On Aug. 19, 1905, Charles D. Cart, the Augusta Tourists' club president, announced the sale of the 18-year old Cobb to the Tigers. This event occurred just days after his mother had shot and killed his father. Two weeks later, Tyrus Raymond Cobb launched a career that would make him a baseball legend and Detroit icon.

It proved to be a strange and tragic summer for Cobb, one in which events were moving almost too fast. Just four months earlier, he had startled the same Tiger ballclub with his wild base-running and fielding antics during spring training exhibition games between Augusta and Detroit. "He's the craziest ballplayer I ever saw," remarked the Tigers' resident loon, Herman "Germany" Schaefer. At the time of Cobb's sale to Detroit, Augusta--a team that boasted several future major leaguers, including infielder Clyde Engle and pitchers Eddie Cicotte and Nap Rucker--had gone into a funk that left the team floundering near the bottom of the standings and its talented but immature left fielder counting the days until the end of the season. Away from the park, Cobb had fallen in with a fast crowd. He was introduced to hard liquor, women, and the horsetrack and found them all to his liking. At the park, he became so nonchalant that, during one game, he missed a fly ball because he was munching on a bag of popcorn. That particular episode cost the Tourists a run and caused Cicotte--later to gain notoriety as one of the Black Sox players to throw the 1919 World Series--to punch Cobb during a dugout scuffle. The fight, just the latest of several confrontations involving Ty and his teammates, was judged a draw, but it prompted manager Andy Roth to sell the hot-headed hitter to Charleston for the insulting sum of $25. Team owners, however, recognized Cobb as a brilliant, if tempestuous, asset. They killed the deal and dumped Roth instead, causing the rest of the team to shun the disruptive youngster from Royston, Ga. "He was a strange bird; the whole ball club knew it," Rucker explained years later. "Say something to him and he was likely to give you a dirty look."

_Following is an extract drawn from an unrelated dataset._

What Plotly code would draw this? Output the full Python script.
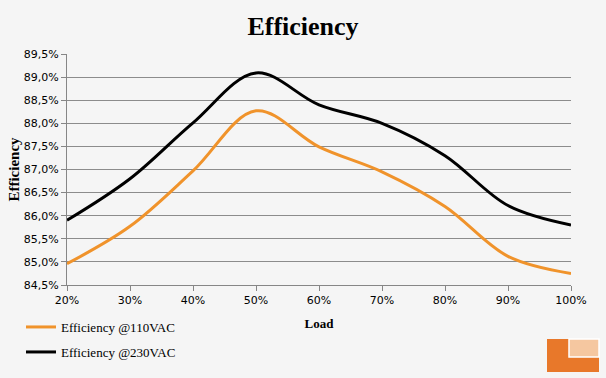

This was when a major influence in Cobb's life stepped forward. George Leidy, a career minor leaguer whose diamond smarts outweighed his skills, had been the Tourists' sorearmed outfielder and team captain when he was tapped to replace Roth. Leidy, whom Cobb described as "the type who tore into every play with all he had--a team man to the bone," had spent the best years of his life trying to make it to the majors. That Ty seemed intent on throwing away his own chance upset him deeply.

"The reason I made good in the majors was Leidy," Cobb later acknowledged. The paternalistic Leidy, nicknamed "Dad," took the young firebrand aside and, through lecture and instruction, turned his baseball career around. In the mornings before games, Leidy taught him the mechanics of the hit-and-run, drag bunt, double steal, and squeeze play. They worked on drawing the third baseman in on a fake bunt, then slapping the ball past him. Leidy had Cobb bunt into a sweater placed strategically on the diamond, in spots where an infielder had little or no chance to make a play. "I bunted until I was worn out," recalled Cobb.

The grueling hours of self-improvement paid off in the afternoon, as Cobb cut loose at bat and on the bases, using what he had just learned to upset and outthink opponents. Over evening meals and during postgame strolls through muggy Southern towns, Leidy counseled his young pupil on the rewards and recognition that came with being a big leaguer.

Then came the painful events of early August--his father's shooting, his mother's indictment for murder, and the rumors about her infidelity. Cobb's sudden promotion to the major leagues evoked only one melancholy thought, he later admitted: "Father won't know it."

Cobb's final game for Augusta was on Aug. 25, 1905. Play was stopped so fans could present him with a floral bouquet and a gold watch. Ty said thanks, shook hands, waved to the Warren Park crowd--and then struck out. "Let Detroit have him!" bellowed someone in the stands. Two subsequent singles produced Cobb's final batting mark of .326, which would prove good enough to lead the Sally League.